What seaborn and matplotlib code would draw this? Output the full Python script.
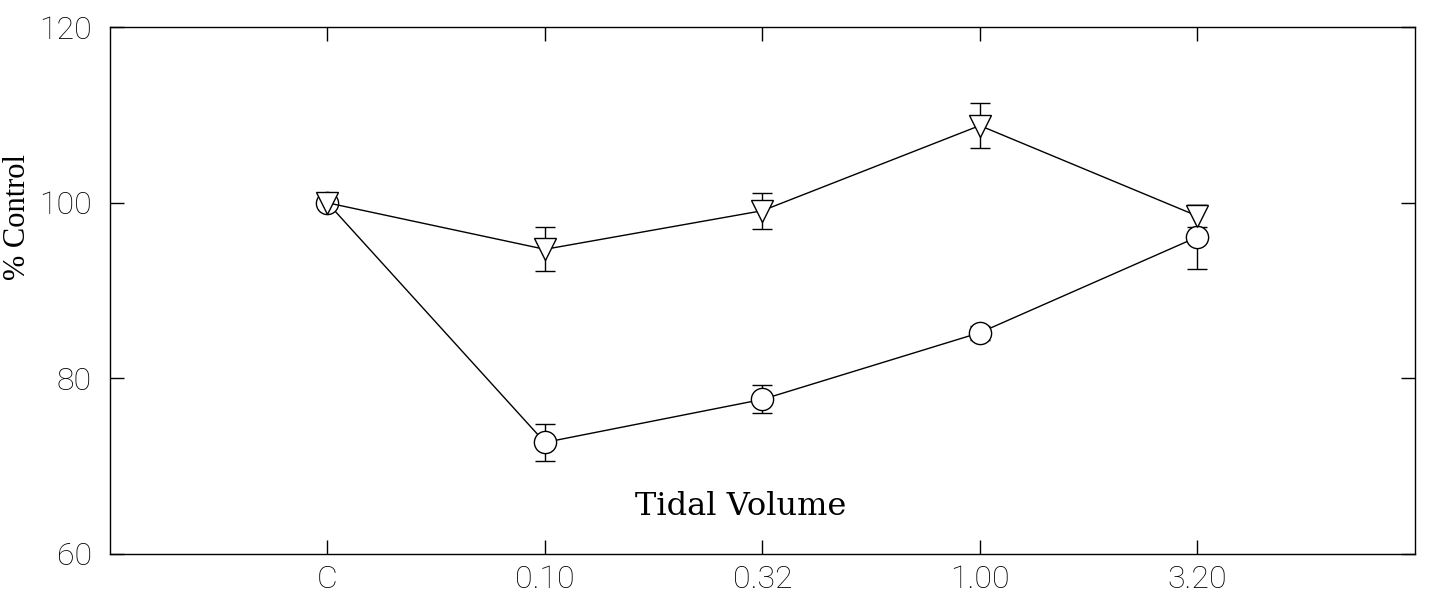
import numpy as np
import pandas as pd
import matplotlib
matplotlib.use("Agg")
import matplotlib.pyplot as plt
import seaborn as sns

# values (% of control, mean and error)
doses = ["C", "0.10", "0.32", "1.00", "3.20"]
tri_mean = [100.0, 94.7, 99.1, 108.8, 98.5]
tri_err = [0.0, 2.5, 2.05, 2.6, 1.2]
circ_mean = [100.0, 72.7, 77.6, 85.2, 96.1]
circ_err = [0.0, 2.1, 1.6, 0.8, 3.6]
y_ticks = [60, 80, 100, 120]

sns.set_style("ticks")
plt.rcParams["font.family"] = ["Roboto", "DejaVu Sans"]
plt.rcParams.update({"text.color": "black", "axes.labelcolor": "black",
                     "xtick.color": "black", "ytick.color": "black",
                     "axes.edgecolor": "black"})

pos = np.arange(len(doses))
tri = pd.DataFrame({"pos": pos, "value": tri_mean, "err": tri_err})
circ = pd.DataFrame({"pos": pos, "value": circ_mean, "err": circ_err})

fig, ax = plt.subplots(figsize=(14.29, 6.06), dpi=100)
fig.subplots_adjust(left=0.077, right=0.990, bottom=0.086, top=0.955)

# error bars first, markers cover the part inside them
for d in (circ, tri):
    ax.errorbar(d["pos"], d["value"], yerr=d["err"], fmt="none", ecolor="black",
                elinewidth=1.0, capsize=7, capthick=1.0, zorder=2)

marker_kw = dict(color="black", markersize=16, markerfacecolor="white",
                 markeredgecolor="black", markeredgewidth=1.0, linewidth=1.0,
                 sort=False, legend=False, zorder=3)
sns.lineplot(data=circ, x="pos", y="value", marker="o", ax=ax, **marker_kw)
sns.lineplot(data=tri, x="pos", y="value", marker="v", ax=ax, **marker_kw)

ax.set_xlim(-1, len(doses))
ax.set_ylim(60, 120)
ax.set_xticks(pos)
ax.set_xticklabels(doses)
ax.set_yticks(y_ticks)
ax.set_xlabel("")
ax.set_ylabel("% Control", family="Liberation Serif", fontsize=22)
ax.yaxis.set_label_coords(-0.060, 0.64)

ax.tick_params(direction="in", length=10, width=1.0, top=True, right=True,
               labelsize=23)
ax.tick_params(axis="x", pad=8)
ax.tick_params(axis="y", pad=13)
for lab in ax.get_xticklabels() + ax.get_yticklabels():
    lab.set_fontweight("light")
for sp in ax.spines.values():
    sp.set_linewidth(1.0)

ax.text(0.483, 0.09, "Tidal Volume", transform=ax.transAxes, ha="center", va="center",
        family="DejaVu Serif", fontsize=23)

fig.savefig("out.png", dpi=100)
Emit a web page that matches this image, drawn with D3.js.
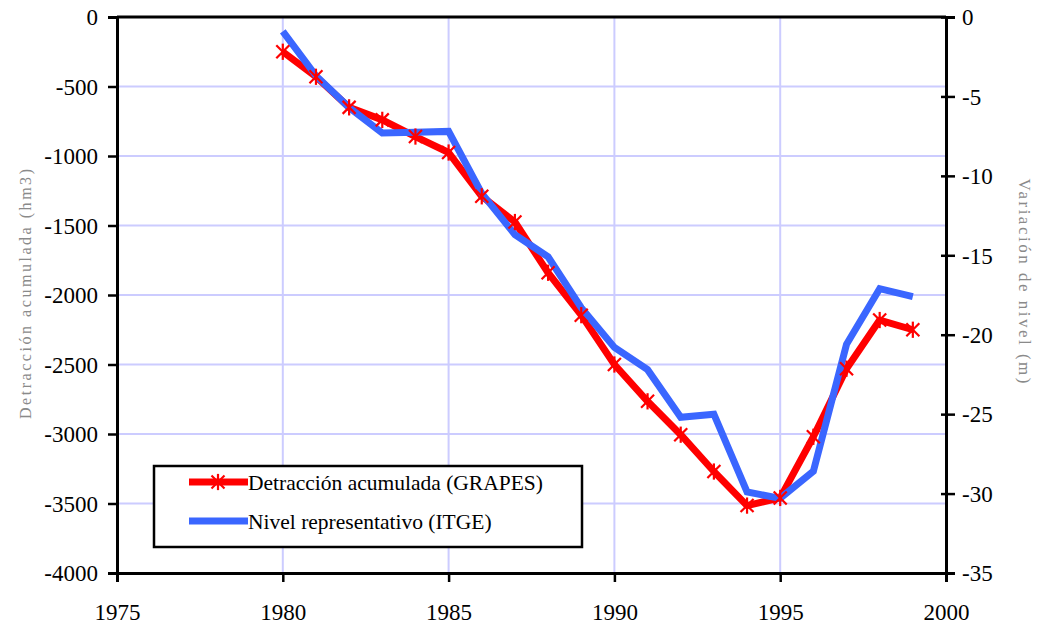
━━━━━━━━━━━━━━━━━━━━
STATED PROBLEM:
Pictures are to be left out; the records above must be repeated word for word.

TASK RESULT:
What seaborn and matplotlib code would draw this? Output the full Python script.
import numpy as np
import pandas as pd
import matplotlib
matplotlib.use("Agg")
import matplotlib.pyplot as plt
import seaborn as sns

# values (% of control, mean and error)
doses = ["C", "0.10", "0.32", "1.00", "3.20"]
tri_mean = [100.0, 94.7, 99.1, 108.8, 98.5]
tri_err = [0.0, 2.5, 2.05, 2.6, 1.2]
circ_mean = [100.0, 72.7, 77.6, 85.2, 96.1]
circ_err = [0.0, 2.1, 1.6, 0.8, 3.6]
y_ticks = [60, 80, 100, 120]

sns.set_style("ticks")
plt.rcParams["font.family"] = ["Roboto", "DejaVu Sans"]
plt.rcParams.update({"text.color": "black", "axes.labelcolor": "black",
                     "xtick.color": "black", "ytick.color": "black",
                     "axes.edgecolor": "black"})

pos = np.arange(len(doses))
tri = pd.DataFrame({"pos": pos, "value": tri_mean, "err": tri_err})
circ = pd.DataFrame({"pos": pos, "value": circ_mean, "err": circ_err})

fig, ax = plt.subplots(figsize=(14.29, 6.06), dpi=100)
fig.subplots_adjust(left=0.077, right=0.990, bottom=0.086, top=0.955)

# error bars first, markers cover the part inside them
for d in (circ, tri):
    ax.errorbar(d["pos"], d["value"], yerr=d["err"], fmt="none", ecolor="black",
                elinewidth=1.0, capsize=7, capthick=1.0, zorder=2)

marker_kw = dict(color="black", markersize=16, markerfacecolor="white",
                 markeredgecolor="black", markeredgewidth=1.0, linewidth=1.0,
                 sort=False, legend=False, zorder=3)
sns.lineplot(data=circ, x="pos", y="value", marker="o", ax=ax, **marker_kw)
sns.lineplot(data=tri, x="pos", y="value", marker="v", ax=ax, **marker_kw)

ax.set_xlim(-1, len(doses))
ax.set_ylim(60, 120)
ax.set_xticks(pos)
ax.set_xticklabels(doses)
ax.set_yticks(y_ticks)
ax.set_xlabel("")
ax.set_ylabel("% Control", family="Liberation Serif", fontsize=22)
ax.yaxis.set_label_coords(-0.060, 0.64)

ax.tick_params(direction="in", length=10, width=1.0, top=True, right=True,
               labelsize=23)
ax.tick_params(axis="x", pad=8)
ax.tick_params(axis="y", pad=13)
for lab in ax.get_xticklabels() + ax.get_yticklabels():
    lab.set_fontweight("light")
for sp in ax.spines.values():
    sp.set_linewidth(1.0)

ax.text(0.483, 0.09, "Tidal Volume", transform=ax.transAxes, ha="center", va="center",
        family="DejaVu Serif", fontsize=23)

fig.savefig("out.png", dpi=100)
Emit a web page that matches this image, drawn with D3.js.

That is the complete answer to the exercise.